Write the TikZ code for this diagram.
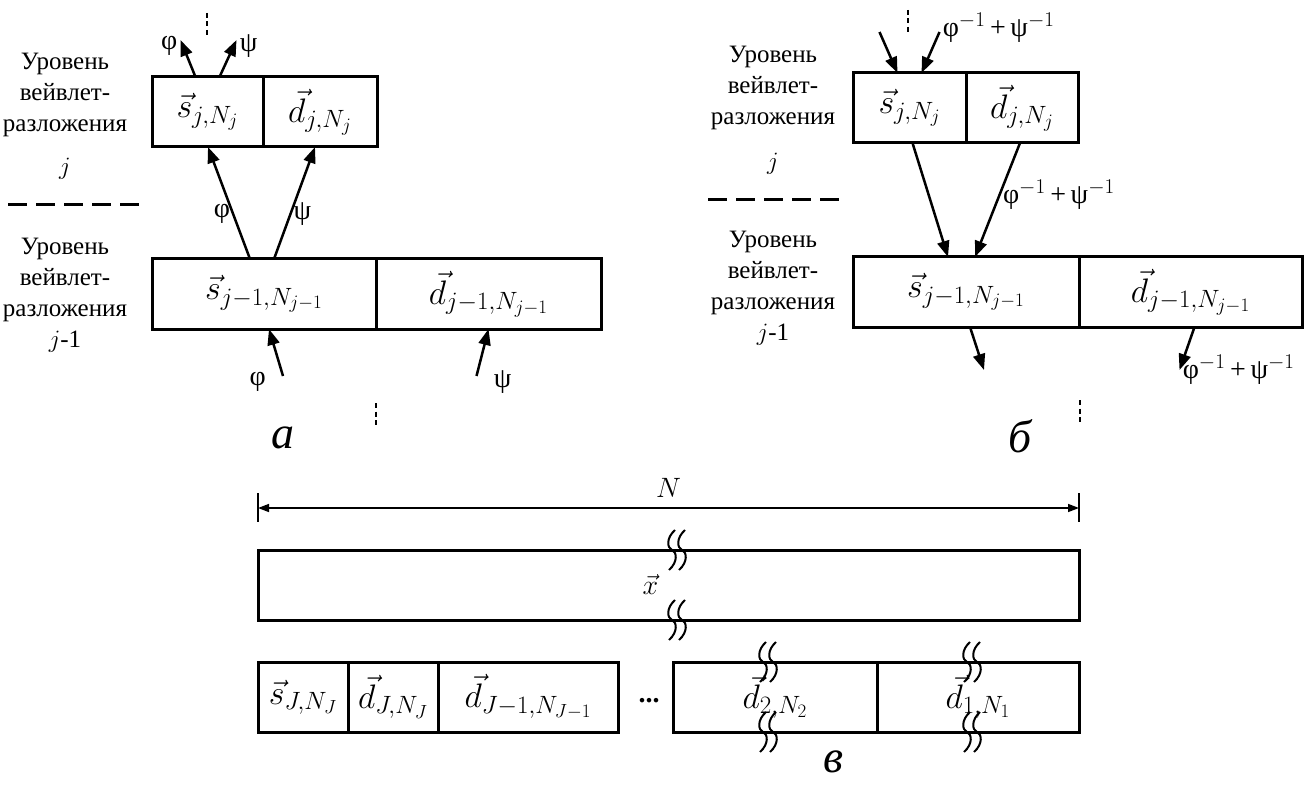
\documentclass[tikz,border=0pt]{standalone}
\usepackage{fix-cm}
\usepackage{fontspec}
\setmainfont{Liberation Serif}
\usetikzlibrary{arrows.meta,positioning}
\DeclareMathSizes{34}{34}{25}{19}
\DeclareMathSizes{28}{28}{21}{16}

\tikzset{
  cell/.style={draw, line width=3pt, outer sep=0pt, inner sep=0pt, minimum height=70pt, font=\fontsize{34}{40}\selectfont},
  lvl/.style={align=center, font=\fontsize{25}{31}\selectfont},
  lbl/.style={font=\fontsize{28}{32}\selectfont, inner sep=2pt},
  link/.style={line width=2.5pt},
  sep line/.style={line width=3pt, dash pattern=on 19pt off 9pt},
  dot line/.style={line width=2pt, dash pattern=on 5pt off 3.5pt},
  dim line/.style={line width=1.5pt, {Triangle[length=11pt,width=8pt]}-{Triangle[length=11pt,width=8pt]}},
  fig/.style={font=\fontsize{46}{50}\selectfont\itshape},
  brk/.pic={
    \foreach \dx in {-5,5}
      \draw[line width=2pt] (\dx+3,-20) .. controls (\dx-6,-12) and (\dx-5,-2) .. (\dx,0)
        .. controls (\dx+5,2) and (\dx+6,12) .. (\dx-3,20);
  },
}

\begin{document}
\begin{tikzpicture}[x=1pt, y=-1pt, >={Triangle[length=16pt,width=12pt]}]
\useasboundingbox (0,0) rectangle (1313,799);

% а
\node[lvl] (aLvlTop) at (65,116) {Уровень\\вейвлет-\\разложения\\[12pt]$j$};
\node[lvl] (aLvlBot) at (65,295) {Уровень\\вейвлет-\\разложения\\$j$-1};
\coordinate (aSepL) at (8,205);
\coordinate (aSepR) at (142,205);
\draw[sep line] (aSepL) -- (aSepR);

\node[cell, minimum width=111pt] (aS) at (207.5,112) {$\vec{s}_{j,N_j}$};
\node[cell, minimum width=114pt, right=0pt of aS] (aD) {$\vec{d}_{j,N_j}$};
\node[cell, minimum width=224pt] (aS1) at (264,294) {$\vec{s}_{j-1,N_{j-1}}$};
\node[cell, minimum width=225pt, right=0pt of aS1] (aD1) {$\vec{d}_{j-1,N_{j-1}}$};

\draw[link, ->] ([xshift=-14pt]aS1.north) -- node[lbl, pos=.4, left] (aPhiMid) {φ} ([xshift=0.5pt]aS.south);
\draw[link, ->] ([xshift=10pt]aS1.north) -- node[lbl, pos=.4, right] (aPsiMid) {ψ} ([xshift=-5pt]aD.south);
\draw[link, ->] ([xshift=-12pt]aS.north) -- ++(-15,-37) node[lbl, left, yshift=-6pt] (aPhiTop) {φ};
\draw[link, ->] ([xshift=12pt]aS.north) -- ++(17,-37) node[lbl, right, yshift=-6pt] (aPsiTop) {ψ};
\coordinate (aDotT1) at (207,13);
\coordinate (aDotT2) at (207,35);
\draw[dot line] (aDotT1) -- (aDotT2);
\draw[link, <-] ([xshift=5pt]aS1.south) -- ++(14,47) node[lbl, left=14pt, yshift=-6pt] (aPhiBot) {φ};
\draw[link, <-] (aD1.south) -- ++(-12,47) node[lbl, right=14pt, yshift=-6pt] (aPsiBot) {ψ};
\coordinate (aDotB1) at (376,403);
\coordinate (aDotB2) at (376,425);
\draw[dot line] (aDotB1) -- (aDotB2);
\node[fig] (aFig) at (283,438) {а};

% б
\node[lvl] (bLvlTop) at (773,110) {Уровень\\вейвлет-\\разложения\\[14pt]$j$};
\node[lvl] (bLvlBot) at (773,288) {Уровень\\вейвлет-\\разложения\\$j$-1};
\coordinate (bSepL) at (708,200);
\coordinate (bSepR) at (842,200);
\draw[sep line] (bSepL) -- (bSepR);

\node[cell, minimum width=113pt] (bS) at (909.5,108) {$\vec{s}_{j,N_j}$};
\node[cell, minimum width=112pt, right=0pt of bS] (bD) {$\vec{d}_{j,N_j}$};
\node[cell, minimum width=226pt] (bS1) at (966,292) {$\vec{s}_{j-1,N_{j-1}}$};
\node[cell, minimum width=223pt, right=0pt of bS1] (bD1) {$\vec{d}_{j-1,N_{j-1}}$};

\draw[link, <-] ([xshift=-12pt]bS.north) -- ++(-18,-41);
\draw[link, <-] ([xshift=12pt]bS.north) -- ++(18,-41) node[lbl, right, yshift=4pt] (bTopLbl) {φ$^{-1}$\,+\,ψ$^{-1}$};
\coordinate (bDotT1) at (908,10);
\coordinate (bDotT2) at (908,32);
\draw[dot line] (bDotT1) -- (bDotT2);
\draw[link, ->] ([xshift=3pt]bS.south) -- ([xshift=-18pt]bS1.north);
\draw[link, ->] ([xshift=-2pt]bD.south) -- node[lbl, pos=.45, right] (bMidLbl) {φ$^{-1}$\,+\,ψ$^{-1}$} ([xshift=9pt]bS1.north);
\draw[link, ->] ([xshift=4pt]bS1.south) -- ++(14,43);
\draw[link, ->] ([xshift=4pt]bD1.south) -- ++(-15,43) node[lbl, right] (bBotLbl) {φ$^{-1}$\,+\,ψ$^{-1}$};
\coordinate (bDotB1) at (1080,400);
\coordinate (bDotB2) at (1080,422);
\draw[dot line] (bDotB1) -- (bDotB2);
\node[fig] (bFig) at (1020,436) {б};

% в
\coordinate (dimL) at (258,508);
\coordinate (dimR) at (1079,508);
\draw[dim line] (dimL) -- node[lbl, above=8pt] (dimN) {$N$} (dimR);
\draw[line width=1.5pt] ([yshift=15pt]dimL) -- ([yshift=-14pt]dimL);
\draw[line width=1.5pt] ([yshift=15pt]dimR) -- ([yshift=-14pt]dimR);

\node[cell, minimum width=821pt] (xVec) at (668.5,585) {};
\node[lbl] (xLbl) at ([xshift=-18pt]xVec.center) {$\vec{x}$};
\pic at (677,550) {brk};
\pic at (677,620) {brk};

\node[cell, minimum width=90pt] (cS) at (303,697) {$\vec{s}_{J,N_J}$};
\node[cell, minimum width=90pt, right=0pt of cS] (cDJ) {$\vec{d}_{J,N_J}$};
\node[cell, minimum width=180pt, right=0pt of cDJ] (cDJ1) {$\vec{d}_{J-1,N_{J-1}}$};
\node[lbl, anchor=base] (cDots) at (649,702) {\textbf{...}};
\node[cell, minimum width=204pt] (cD2) at (775,697) {$\vec{d}_{2,N_2}$};
\node[cell, minimum width=202pt, right=0pt of cD2] (cD1) {$\vec{d}_{1,N_1}$};
\pic at (768,662) {brk};
\pic at (768,732) {brk};
\pic at (972,662) {brk};
\pic at (972,732) {brk};
\node[fig] (cFig) at (833,762) {в};
\end{tikzpicture}
\end{document}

════

*Stated goal*
In your copy of the listing above, reproduce each line exactly and omit all pictures.

*Full solution*
Write the TikZ code for this diagram.
\documentclass[tikz,border=0pt]{standalone}
\usepackage{fix-cm}
\usepackage{fontspec}
\setmainfont{Liberation Serif}
\usetikzlibrary{arrows.meta,positioning}
\DeclareMathSizes{34}{34}{25}{19}
\DeclareMathSizes{28}{28}{21}{16}

\tikzset{
  cell/.style={draw, line width=3pt, outer sep=0pt, inner sep=0pt, minimum height=70pt, font=\fontsize{34}{40}\selectfont},
  lvl/.style={align=center, font=\fontsize{25}{31}\selectfont},
  lbl/.style={font=\fontsize{28}{32}\selectfont, inner sep=2pt},
  link/.style={line width=2.5pt},
  sep line/.style={line width=3pt, dash pattern=on 19pt off 9pt},
  dot line/.style={line width=2pt, dash pattern=on 5pt off 3.5pt},
  dim line/.style={line width=1.5pt, {Triangle[length=11pt,width=8pt]}-{Triangle[length=11pt,width=8pt]}},
  fig/.style={font=\fontsize{46}{50}\selectfont\itshape},
  brk/.pic={
    \foreach \dx in {-5,5}
      \draw[line width=2pt] (\dx+3,-20) .. controls (\dx-6,-12) and (\dx-5,-2) .. (\dx,0)
        .. controls (\dx+5,2) and (\dx+6,12) .. (\dx-3,20);
  },
}

\begin{document}
\begin{tikzpicture}[x=1pt, y=-1pt, >={Triangle[length=16pt,width=12pt]}]
\useasboundingbox (0,0) rectangle (1313,799);

% а
\node[lvl] (aLvlTop) at (65,116) {Уровень\\вейвлет-\\разложения\\[12pt]$j$};
\node[lvl] (aLvlBot) at (65,295) {Уровень\\вейвлет-\\разложения\\$j$-1};
\coordinate (aSepL) at (8,205);
\coordinate (aSepR) at (142,205);
\draw[sep line] (aSepL) -- (aSepR);

\node[cell, minimum width=111pt] (aS) at (207.5,112) {$\vec{s}_{j,N_j}$};
\node[cell, minimum width=114pt, right=0pt of aS] (aD) {$\vec{d}_{j,N_j}$};
\node[cell, minimum width=224pt] (aS1) at (264,294) {$\vec{s}_{j-1,N_{j-1}}$};
\node[cell, minimum width=225pt, right=0pt of aS1] (aD1) {$\vec{d}_{j-1,N_{j-1}}$};

\draw[link, ->] ([xshift=-14pt]aS1.north) -- node[lbl, pos=.4, left] (aPhiMid) {φ} ([xshift=0.5pt]aS.south);
\draw[link, ->] ([xshift=10pt]aS1.north) -- node[lbl, pos=.4, right] (aPsiMid) {ψ} ([xshift=-5pt]aD.south);
\draw[link, ->] ([xshift=-12pt]aS.north) -- ++(-15,-37) node[lbl, left, yshift=-6pt] (aPhiTop) {φ};
\draw[link, ->] ([xshift=12pt]aS.north) -- ++(17,-37) node[lbl, right, yshift=-6pt] (aPsiTop) {ψ};
\coordinate (aDotT1) at (207,13);
\coordinate (aDotT2) at (207,35);
\draw[dot line] (aDotT1) -- (aDotT2);
\draw[link, <-] ([xshift=5pt]aS1.south) -- ++(14,47) node[lbl, left=14pt, yshift=-6pt] (aPhiBot) {φ};
\draw[link, <-] (aD1.south) -- ++(-12,47) node[lbl, right=14pt, yshift=-6pt] (aPsiBot) {ψ};
\coordinate (aDotB1) at (376,403);
\coordinate (aDotB2) at (376,425);
\draw[dot line] (aDotB1) -- (aDotB2);
\node[fig] (aFig) at (283,438) {а};

% б
\node[lvl] (bLvlTop) at (773,110) {Уровень\\вейвлет-\\разложения\\[14pt]$j$};
\node[lvl] (bLvlBot) at (773,288) {Уровень\\вейвлет-\\разложения\\$j$-1};
\coordinate (bSepL) at (708,200);
\coordinate (bSepR) at (842,200);
\draw[sep line] (bSepL) -- (bSepR);

\node[cell, minimum width=113pt] (bS) at (909.5,108) {$\vec{s}_{j,N_j}$};
\node[cell, minimum width=112pt, right=0pt of bS] (bD) {$\vec{d}_{j,N_j}$};
\node[cell, minimum width=226pt] (bS1) at (966,292) {$\vec{s}_{j-1,N_{j-1}}$};
\node[cell, minimum width=223pt, right=0pt of bS1] (bD1) {$\vec{d}_{j-1,N_{j-1}}$};

\draw[link, <-] ([xshift=-12pt]bS.north) -- ++(-18,-41);
\draw[link, <-] ([xshift=12pt]bS.north) -- ++(18,-41) node[lbl, right, yshift=4pt] (bTopLbl) {φ$^{-1}$\,+\,ψ$^{-1}$};
\coordinate (bDotT1) at (908,10);
\coordinate (bDotT2) at (908,32);
\draw[dot line] (bDotT1) -- (bDotT2);
\draw[link, ->] ([xshift=3pt]bS.south) -- ([xshift=-18pt]bS1.north);
\draw[link, ->] ([xshift=-2pt]bD.south) -- node[lbl, pos=.45, right] (bMidLbl) {φ$^{-1}$\,+\,ψ$^{-1}$} ([xshift=9pt]bS1.north);
\draw[link, ->] ([xshift=4pt]bS1.south) -- ++(14,43);
\draw[link, ->] ([xshift=4pt]bD1.south) -- ++(-15,43) node[lbl, right] (bBotLbl) {φ$^{-1}$\,+\,ψ$^{-1}$};
\coordinate (bDotB1) at (1080,400);
\coordinate (bDotB2) at (1080,422);
\draw[dot line] (bDotB1) -- (bDotB2);
\node[fig] (bFig) at (1020,436) {б};

% в
\coordinate (dimL) at (258,508);
\coordinate (dimR) at (1079,508);
\draw[dim line] (dimL) -- node[lbl, above=8pt] (dimN) {$N$} (dimR);
\draw[line width=1.5pt] ([yshift=15pt]dimL) -- ([yshift=-14pt]dimL);
\draw[line width=1.5pt] ([yshift=15pt]dimR) -- ([yshift=-14pt]dimR);

\node[cell, minimum width=821pt] (xVec) at (668.5,585) {};
\node[lbl] (xLbl) at ([xshift=-18pt]xVec.center) {$\vec{x}$};
\pic at (677,550) {brk};
\pic at (677,620) {brk};

\node[cell, minimum width=90pt] (cS) at (303,697) {$\vec{s}_{J,N_J}$};
\node[cell, minimum width=90pt, right=0pt of cS] (cDJ) {$\vec{d}_{J,N_J}$};
\node[cell, minimum width=180pt, right=0pt of cDJ] (cDJ1) {$\vec{d}_{J-1,N_{J-1}}$};
\node[lbl, anchor=base] (cDots) at (649,702) {\textbf{...}};
\node[cell, minimum width=204pt] (cD2) at (775,697) {$\vec{d}_{2,N_2}$};
\node[cell, minimum width=202pt, right=0pt of cD2] (cD1) {$\vec{d}_{1,N_1}$};
\pic at (768,662) {brk};
\pic at (768,732) {brk};
\pic at (972,662) {brk};
\pic at (972,732) {brk};
\node[fig] (cFig) at (833,762) {в};
\end{tikzpicture}
\end{document}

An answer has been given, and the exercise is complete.